As Judge Sharp has noted, it would be impossible to find a double jeopardy violation on this record under the rule set out in United States v. Dixon, — U.S. -, 113 S.Ct. 2849, 125 L.Ed.2d 556 (1993). Contrary to defendant’s apparent position, it is not self-evident that prosecuting the defendant for criminal contempt based on his violation of a civil injunction for protection from domestic violence would bar the subsequent prosecution in this case for burglary and criminal mischief. The defendant established below what the domestic violence injunction prohibited, but not how the contempt was charged, what was proved or how it was adjudicated. I would affirm the conviction. 
      
      . § 810.02(1), (3), Fla.Stat. (1991).
     
      
      . § 806.13(1)(a) and (b)2, Fla.Stat. (1991).
     
      
      . § 810.08, Fla.Stat. (1991).
     
      
      . Richardson v. State, 246 So.2d 771 (Fla.1971).
     
      
      . In Smith v. State, 500 So.2d 125 (Fla.1986), in response to the certified question,
      IS A NEW TRIAL REQUIRED WHEN THE TRIAL COURT'S FAILURE TO CONDUCT A RICHARDSON INQUIRY IS, IN THE OPINION OF THE REVIEWING COURT, HARMLESS ERROR?

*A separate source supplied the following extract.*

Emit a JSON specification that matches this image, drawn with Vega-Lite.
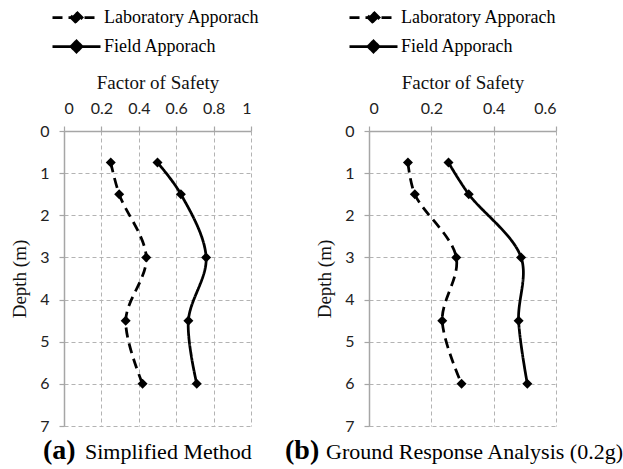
{
  "$schema": "https://vega.github.io/schema/vega-lite/v6.json",
  "background": "white",
  "padding": {"left": 10, "top": 8, "right": 0, "bottom": 0},
  "datasets": {
    "d": [
      {"panel": "a", "series": "Laboratory Apporach", "depth": 0.75, "fos": 0.25},
      {"panel": "a", "series": "Laboratory Apporach", "depth": 1.5, "fos": 0.295},
      {"panel": "a", "series": "Laboratory Apporach", "depth": 3, "fos": 0.44},
      {"panel": "a", "series": "Laboratory Apporach", "depth": 4.5, "fos": 0.33},
      {"panel": "a", "series": "Laboratory Apporach", "depth": 6, "fos": 0.42},
      {"panel": "a", "series": "Field Apporach", "depth": 0.75, "fos": 0.5},
      {"panel": "a", "series": "Field Apporach", "depth": 1.5, "fos": 0.625},
      {"panel": "a", "series": "Field Apporach", "depth": 3, "fos": 0.76},
      {"panel": "a", "series": "Field Apporach", "depth": 4.5, "fos": 0.665},
      {"panel": "a", "series": "Field Apporach", "depth": 6, "fos": 0.71},
      {"panel": "b", "series": "Laboratory Apporach", "depth": 0.75, "fos": 0.125},
      {"panel": "b", "series": "Laboratory Apporach", "depth": 1.5, "fos": 0.147},
      {"panel": "b", "series": "Laboratory Apporach", "depth": 3, "fos": 0.28},
      {"panel": "b", "series": "Laboratory Apporach", "depth": 4.5, "fos": 0.235},
      {"panel": "b", "series": "Laboratory Apporach", "depth": 6, "fos": 0.297},
      {"panel": "b", "series": "Field Apporach", "depth": 0.75, "fos": 0.255},
      {"panel": "b", "series": "Field Apporach", "depth": 1.5, "fos": 0.32},
      {"panel": "b", "series": "Field Apporach", "depth": 3, "fos": 0.488},
      {"panel": "b", "series": "Field Apporach", "depth": 4.5, "fos": 0.48},
      {"panel": "b", "series": "Field Apporach", "depth": 6, "fos": 0.508}
    ]
  },
  "hconcat": [
    {
      "title": {"text": "(a)", "orient": "bottom", "anchor": "start", "frame": "group", "dx": -21, "dy": -30, "font": "Liberation Serif", "fontSize": 28, "fontWeight": "bold", "color": "black"},
      "resolve": {"legend": {"strokeDash": "independent"}},
      "vconcat": [
        {
          "width": 187,
          "height": 295,
          "title": {"text": "Simplified Method", "orient": "bottom", "anchor": "start", "frame": "group", "dx": 21, "offset": 8, "font": "Liberation Serif", "fontSize": 22, "fontWeight": "normal", "color": "black"},
          "data": {"name": "d"},
          "transform": [{"filter": "datum.panel == 'a'"}],
          "encoding": {
            "y": {"field": "depth", "type": "quantitative", "scale": {"domain": [0, 7], "reverse": true, "nice": false}, "axis": {"values": [0, 1, 2, 3, 4, 5, 6, 7], "title": "Depth (m)"}},
            "x": {"field": "fos", "type": "quantitative", "scale": {"domain": [0, 1], "nice": false}, "axis": {"orient": "top", "values": [0, 0.2, 0.4, 0.6, 0.8, 1], "format": "~g", "title": "Factor of Safety"}}
          },
          "layer": [
            {
              "mark": {"type": "line", "interpolate": "catmull-rom", "color": "black", "strokeWidth": 2.75},
              "encoding": {
                "strokeDash": {"field": "series", "type": "nominal", "scale": {"domain": ["Laboratory Apporach", "Field Apporach"], "range": [[10, 6], [1, 0]]}, "legend": {"legendX": 3, "legendY": -123}},
                "order": {"field": "depth", "type": "quantitative"}
              }
            },
            {"mark": {"type": "point", "shape": "diamond", "filled": true, "color": "black", "size": 100, "opacity": 1}}
          ]
        }
      ]
    },
    {
      "title": {"text": "(b)", "orient": "bottom", "anchor": "start", "frame": "group", "dx": -84, "dy": -30, "font": "Liberation Serif", "fontSize": 28, "fontWeight": "bold", "color": "black"},
      "resolve": {"legend": {"strokeDash": "independent"}},
      "vconcat": [
        {
          "width": 187,
          "height": 295,
          "title": {"text": "Ground Response Analysis (0.2g)", "orient": "bottom", "anchor": "start", "frame": "group", "dx": -43, "offset": 8, "font": "Liberation Serif", "fontSize": 22, "fontWeight": "normal", "color": "black"},
          "data": {"name": "d"},
          "transform": [{"filter": "datum.panel == 'b'"}],
          "encoding": {
            "y": {"field": "depth", "type": "quantitative", "scale": {"domain": [0, 7], "reverse": true, "nice": false}, "axis": {"values": [0, 1, 2, 3, 4, 5, 6, 7], "title": "Depth (m)"}},
            "x": {"field": "fos", "type": "quantitative", "scale": {"domain": [0, 0.6], "nice": false}, "axis": {"orient": "top", "values": [0, 0.2, 0.4, 0.6], "format": "~g", "title": "Factor of Safety"}}
          },
          "layer": [
            {
              "mark": {"type": "line", "interpolate": "catmull-rom", "color": "black", "strokeWidth": 2.75},
              "encoding": {
                "strokeDash": {"field": "series", "type": "nominal", "scale": {"domain": ["Laboratory Apporach", "Field Apporach"], "range": [[10, 6], [1, 0]]}, "legend": {"legendX": -5, "legendY": -123}},
                "order": {"field": "depth", "type": "quantitative"}
              }
            },
            {"mark": {"type": "point", "shape": "diamond", "filled": true, "color": "black", "size": 100, "opacity": 1}}
          ]
        }
      ]
    }
  ],
  "bounds": "flush",
  "spacing": 305,
  "resolve": {"scale": {"x": "independent", "y": "independent"}, "legend": {"strokeDash": "independent"}},
  "config": {
    "view": {"stroke": null},
    "axis": {
      "domainColor": "#a6a6a6", "domainWidth": 1.5, "tickColor": "#a6a6a6", "tickSize": 5, "tickWidth": 1.2,
      "gridColor": "#b3b3b3", "gridDash": [4, 3], "gridWidth": 1,
      "labelFont": "Lato", "labelFontSize": 16, "labelColor": "#222222", "labelPadding": 10,
      "titleFont": "Liberation Serif", "titleFontSize": 19, "titleFontWeight": "normal", "titleColor": "#111111"
    },
    "axisY": {"titlePadding": 10},
    "axisX": {"titlePadding": 8},
    "legend": {
      "title": null, "orient": "none",
      "symbolType": "M-3,0H3M0,-0.69L0.69,0L0,0.69L-0.69,0Z",
      "symbolSize": 256, "symbolStrokeWidth": 2.75, "symbolStrokeColor": "black", "symbolFillColor": "black", "symbolOpacity": 1,
      "labelFont": "Liberation Serif", "labelFontSize": 18, "labelColor": "black", "labelOffset": 18, "labelLimit": 300,
      "rowPadding": 6
    }
  }
}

      the supreme court responded:
      
        We have addressed this issue repeatedly and consistently, [citations omitted] Both legal and practical considerations dictate, once again, an affirmative answer to the question posed, (emphasis supplied).
     
      
      . See case number 92-01178.
     
      
      . Blockburger v. United States, 284 U.S. 299, 52 S.Ct. 180, 76 L.Ed. 306 (1932).
     
      
      . It is clear from the record that the defendant is guilty beyond any reasonable doubt and that in the context of any analysis other than "per se" error, admission of this testimony would be harmless. There was an independent eyewitness to defendant's breaking into the apartment and the destruction of property; the defendant admitted his conduct to the investigating officer and, at trial, he admitted the damage. See Schopp v. State, 19 Fla.L.Weekly D1445, - So.2d - (Fla. 4th DCA July 6, 1994).